Plotting code records
-- begin --
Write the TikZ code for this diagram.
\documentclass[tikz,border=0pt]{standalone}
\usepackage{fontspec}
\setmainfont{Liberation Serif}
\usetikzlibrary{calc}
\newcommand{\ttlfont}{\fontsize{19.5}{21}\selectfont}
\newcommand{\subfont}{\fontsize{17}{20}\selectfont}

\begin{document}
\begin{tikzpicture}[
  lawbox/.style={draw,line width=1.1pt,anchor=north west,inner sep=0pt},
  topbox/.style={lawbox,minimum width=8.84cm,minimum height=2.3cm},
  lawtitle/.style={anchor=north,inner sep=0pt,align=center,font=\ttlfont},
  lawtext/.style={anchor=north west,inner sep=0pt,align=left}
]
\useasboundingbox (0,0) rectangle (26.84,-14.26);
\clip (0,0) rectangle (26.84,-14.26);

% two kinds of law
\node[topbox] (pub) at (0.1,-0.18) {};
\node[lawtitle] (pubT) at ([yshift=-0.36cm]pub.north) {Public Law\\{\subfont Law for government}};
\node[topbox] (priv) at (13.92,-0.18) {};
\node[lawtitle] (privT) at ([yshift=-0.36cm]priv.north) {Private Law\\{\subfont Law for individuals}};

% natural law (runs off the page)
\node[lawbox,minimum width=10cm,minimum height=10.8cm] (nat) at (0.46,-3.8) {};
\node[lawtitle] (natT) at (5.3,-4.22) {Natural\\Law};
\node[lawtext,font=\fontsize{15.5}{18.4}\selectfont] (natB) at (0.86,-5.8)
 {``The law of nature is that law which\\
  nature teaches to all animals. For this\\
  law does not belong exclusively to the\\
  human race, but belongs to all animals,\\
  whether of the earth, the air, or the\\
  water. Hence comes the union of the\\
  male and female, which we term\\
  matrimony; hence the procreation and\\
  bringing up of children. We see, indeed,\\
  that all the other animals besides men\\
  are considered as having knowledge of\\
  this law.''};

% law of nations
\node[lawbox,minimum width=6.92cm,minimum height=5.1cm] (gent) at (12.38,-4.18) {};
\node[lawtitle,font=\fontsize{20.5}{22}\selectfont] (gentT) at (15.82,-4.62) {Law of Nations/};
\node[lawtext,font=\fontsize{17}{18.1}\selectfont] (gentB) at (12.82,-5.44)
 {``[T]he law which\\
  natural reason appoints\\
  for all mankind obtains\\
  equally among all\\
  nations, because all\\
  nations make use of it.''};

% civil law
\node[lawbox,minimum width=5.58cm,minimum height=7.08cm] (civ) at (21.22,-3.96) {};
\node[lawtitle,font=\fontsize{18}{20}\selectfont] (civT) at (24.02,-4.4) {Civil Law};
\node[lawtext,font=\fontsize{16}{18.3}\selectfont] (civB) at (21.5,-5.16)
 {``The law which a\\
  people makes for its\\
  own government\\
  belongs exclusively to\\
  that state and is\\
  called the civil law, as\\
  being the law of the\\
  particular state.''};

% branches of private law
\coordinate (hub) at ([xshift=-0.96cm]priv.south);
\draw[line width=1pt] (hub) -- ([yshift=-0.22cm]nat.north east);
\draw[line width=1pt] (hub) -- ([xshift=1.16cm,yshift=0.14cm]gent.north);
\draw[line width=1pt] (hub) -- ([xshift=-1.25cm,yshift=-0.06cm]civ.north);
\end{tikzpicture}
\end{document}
-- end --
-- begin --
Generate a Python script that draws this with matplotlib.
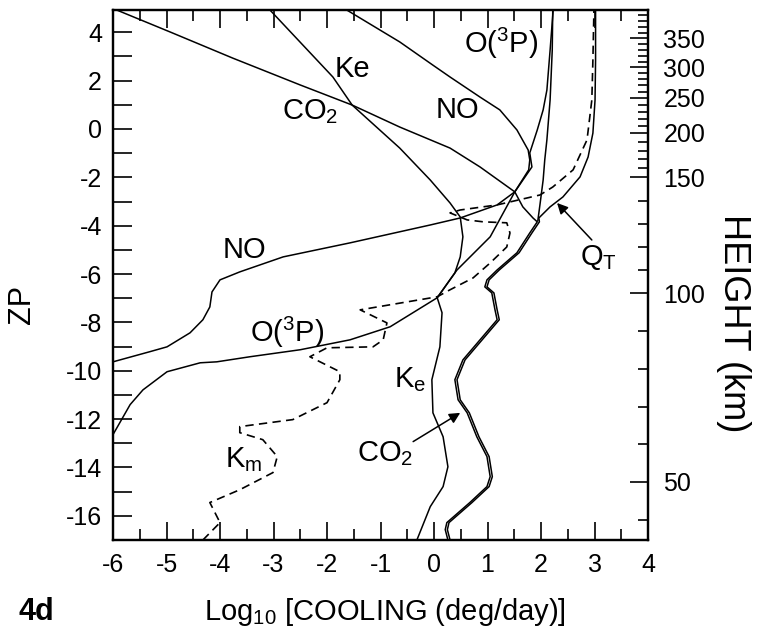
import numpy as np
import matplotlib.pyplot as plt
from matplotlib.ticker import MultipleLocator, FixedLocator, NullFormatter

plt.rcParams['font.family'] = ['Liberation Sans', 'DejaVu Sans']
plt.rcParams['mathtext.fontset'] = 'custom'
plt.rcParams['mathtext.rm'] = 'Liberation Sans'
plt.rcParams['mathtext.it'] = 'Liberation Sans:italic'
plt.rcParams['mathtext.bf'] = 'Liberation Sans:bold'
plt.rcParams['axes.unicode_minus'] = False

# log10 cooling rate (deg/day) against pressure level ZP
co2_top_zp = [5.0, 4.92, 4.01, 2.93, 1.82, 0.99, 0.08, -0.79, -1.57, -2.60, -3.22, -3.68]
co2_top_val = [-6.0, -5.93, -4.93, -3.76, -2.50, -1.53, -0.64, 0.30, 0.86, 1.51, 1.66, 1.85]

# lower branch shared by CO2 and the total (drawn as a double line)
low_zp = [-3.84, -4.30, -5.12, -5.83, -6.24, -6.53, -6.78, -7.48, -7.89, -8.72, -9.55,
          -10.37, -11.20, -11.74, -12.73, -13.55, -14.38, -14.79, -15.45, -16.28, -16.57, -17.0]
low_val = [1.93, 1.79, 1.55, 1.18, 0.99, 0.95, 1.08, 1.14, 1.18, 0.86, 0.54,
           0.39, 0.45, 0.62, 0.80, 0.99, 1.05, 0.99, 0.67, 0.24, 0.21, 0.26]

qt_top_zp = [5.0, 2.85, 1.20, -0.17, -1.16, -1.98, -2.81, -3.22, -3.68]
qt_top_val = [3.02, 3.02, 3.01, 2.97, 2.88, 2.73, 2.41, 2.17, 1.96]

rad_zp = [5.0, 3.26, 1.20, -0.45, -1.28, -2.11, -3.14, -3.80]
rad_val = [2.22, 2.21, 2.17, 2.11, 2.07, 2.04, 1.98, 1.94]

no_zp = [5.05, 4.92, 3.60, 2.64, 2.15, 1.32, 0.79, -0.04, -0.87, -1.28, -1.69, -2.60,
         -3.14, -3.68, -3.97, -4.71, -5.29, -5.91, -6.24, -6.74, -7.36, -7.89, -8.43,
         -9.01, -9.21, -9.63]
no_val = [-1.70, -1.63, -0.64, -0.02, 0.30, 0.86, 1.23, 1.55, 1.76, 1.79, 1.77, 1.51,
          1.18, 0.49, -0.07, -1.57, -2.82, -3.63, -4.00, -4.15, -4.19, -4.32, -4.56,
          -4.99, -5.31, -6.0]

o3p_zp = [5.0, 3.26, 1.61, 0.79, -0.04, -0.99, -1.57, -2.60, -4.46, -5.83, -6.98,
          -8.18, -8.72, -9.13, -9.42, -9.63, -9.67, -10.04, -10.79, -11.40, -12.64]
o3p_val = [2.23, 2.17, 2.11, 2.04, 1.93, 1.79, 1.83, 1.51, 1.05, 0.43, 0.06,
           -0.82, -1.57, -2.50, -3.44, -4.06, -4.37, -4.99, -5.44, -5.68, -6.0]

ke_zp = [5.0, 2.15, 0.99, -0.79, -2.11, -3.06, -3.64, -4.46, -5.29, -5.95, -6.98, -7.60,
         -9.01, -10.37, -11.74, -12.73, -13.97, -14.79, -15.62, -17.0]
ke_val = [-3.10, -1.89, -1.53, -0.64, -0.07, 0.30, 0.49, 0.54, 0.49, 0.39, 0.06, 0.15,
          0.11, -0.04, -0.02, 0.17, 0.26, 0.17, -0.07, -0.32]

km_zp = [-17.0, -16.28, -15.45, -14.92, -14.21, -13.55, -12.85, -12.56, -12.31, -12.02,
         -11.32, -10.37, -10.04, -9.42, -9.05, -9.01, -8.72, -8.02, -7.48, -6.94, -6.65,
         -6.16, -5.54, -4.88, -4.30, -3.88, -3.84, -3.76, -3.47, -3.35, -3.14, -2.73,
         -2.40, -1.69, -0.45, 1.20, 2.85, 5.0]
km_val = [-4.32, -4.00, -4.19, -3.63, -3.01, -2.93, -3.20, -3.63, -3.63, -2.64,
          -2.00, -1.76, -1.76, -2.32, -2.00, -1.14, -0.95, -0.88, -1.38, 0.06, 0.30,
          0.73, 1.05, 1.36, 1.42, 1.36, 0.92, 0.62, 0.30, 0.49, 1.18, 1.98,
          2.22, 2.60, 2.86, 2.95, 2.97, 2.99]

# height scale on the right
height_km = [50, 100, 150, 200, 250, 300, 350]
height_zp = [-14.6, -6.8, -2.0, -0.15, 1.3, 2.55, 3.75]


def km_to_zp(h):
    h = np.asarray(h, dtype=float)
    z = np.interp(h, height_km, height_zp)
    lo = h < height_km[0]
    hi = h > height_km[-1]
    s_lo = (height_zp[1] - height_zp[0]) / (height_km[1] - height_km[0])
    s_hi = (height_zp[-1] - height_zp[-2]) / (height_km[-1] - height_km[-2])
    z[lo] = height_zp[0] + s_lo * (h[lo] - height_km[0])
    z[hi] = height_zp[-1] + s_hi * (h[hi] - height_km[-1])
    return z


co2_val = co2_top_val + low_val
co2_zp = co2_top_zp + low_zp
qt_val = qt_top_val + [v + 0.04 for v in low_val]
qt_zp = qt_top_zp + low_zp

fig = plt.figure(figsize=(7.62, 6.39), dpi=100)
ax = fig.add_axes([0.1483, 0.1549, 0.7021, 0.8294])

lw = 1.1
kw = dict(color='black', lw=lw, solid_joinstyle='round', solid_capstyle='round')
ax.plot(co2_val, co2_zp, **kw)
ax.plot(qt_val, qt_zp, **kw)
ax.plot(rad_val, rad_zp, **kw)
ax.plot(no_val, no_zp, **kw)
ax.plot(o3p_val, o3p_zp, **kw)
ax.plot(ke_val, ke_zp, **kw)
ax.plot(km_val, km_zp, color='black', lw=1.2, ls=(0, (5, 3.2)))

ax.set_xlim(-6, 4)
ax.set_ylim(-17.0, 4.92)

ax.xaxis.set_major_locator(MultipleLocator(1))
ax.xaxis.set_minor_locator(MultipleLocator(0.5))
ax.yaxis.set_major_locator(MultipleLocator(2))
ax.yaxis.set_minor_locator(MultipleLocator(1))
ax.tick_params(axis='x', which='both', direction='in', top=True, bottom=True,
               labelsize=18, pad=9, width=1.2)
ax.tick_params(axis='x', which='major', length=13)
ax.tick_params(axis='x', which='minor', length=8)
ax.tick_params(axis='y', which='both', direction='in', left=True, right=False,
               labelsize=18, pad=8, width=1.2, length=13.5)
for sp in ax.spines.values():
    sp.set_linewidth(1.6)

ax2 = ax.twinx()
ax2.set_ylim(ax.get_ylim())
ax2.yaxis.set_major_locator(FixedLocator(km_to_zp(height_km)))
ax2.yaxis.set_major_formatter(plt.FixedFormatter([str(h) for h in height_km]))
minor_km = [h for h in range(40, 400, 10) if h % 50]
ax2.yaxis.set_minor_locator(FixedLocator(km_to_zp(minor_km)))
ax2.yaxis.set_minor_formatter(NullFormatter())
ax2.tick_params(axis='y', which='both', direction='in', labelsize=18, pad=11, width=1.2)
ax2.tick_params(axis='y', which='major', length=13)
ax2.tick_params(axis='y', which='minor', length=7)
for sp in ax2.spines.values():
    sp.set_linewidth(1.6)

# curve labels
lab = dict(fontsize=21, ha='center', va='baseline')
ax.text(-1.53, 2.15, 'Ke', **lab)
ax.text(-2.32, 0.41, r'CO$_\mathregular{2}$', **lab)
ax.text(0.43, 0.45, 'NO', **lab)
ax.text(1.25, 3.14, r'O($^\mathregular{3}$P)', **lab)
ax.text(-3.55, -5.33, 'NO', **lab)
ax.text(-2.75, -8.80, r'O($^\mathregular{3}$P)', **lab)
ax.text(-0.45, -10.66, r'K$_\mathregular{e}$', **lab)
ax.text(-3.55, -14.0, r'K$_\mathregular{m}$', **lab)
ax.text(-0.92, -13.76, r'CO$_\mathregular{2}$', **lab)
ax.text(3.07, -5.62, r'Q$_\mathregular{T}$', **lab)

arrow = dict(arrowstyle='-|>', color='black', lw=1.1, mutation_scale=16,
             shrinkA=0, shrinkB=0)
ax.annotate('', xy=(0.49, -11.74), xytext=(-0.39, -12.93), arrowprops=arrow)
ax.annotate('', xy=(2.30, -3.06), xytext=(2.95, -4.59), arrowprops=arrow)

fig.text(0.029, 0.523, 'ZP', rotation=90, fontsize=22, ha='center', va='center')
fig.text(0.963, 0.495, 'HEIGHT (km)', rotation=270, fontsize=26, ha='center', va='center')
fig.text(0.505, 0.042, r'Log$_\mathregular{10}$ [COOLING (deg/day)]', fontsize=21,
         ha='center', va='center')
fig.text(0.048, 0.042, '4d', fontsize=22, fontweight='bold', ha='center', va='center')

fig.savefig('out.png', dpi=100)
-- end --
Work to be completed. Out of the records above, set down only the lines from the one that contains "Generate a Python" through the one that contains "plt.rcParams['axes.unicode_minus'] = False", unchanged and without the pictures.

Task answer.
Generate a Python script that draws this with matplotlib.
import numpy as np
import matplotlib.pyplot as plt
from matplotlib.ticker import MultipleLocator, FixedLocator, NullFormatter

plt.rcParams['font.family'] = ['Liberation Sans', 'DejaVu Sans']
plt.rcParams['mathtext.fontset'] = 'custom'
plt.rcParams['mathtext.rm'] = 'Liberation Sans'
plt.rcParams['mathtext.it'] = 'Liberation Sans:italic'
plt.rcParams['mathtext.bf'] = 'Liberation Sans:bold'
plt.rcParams['axes.unicode_minus'] = False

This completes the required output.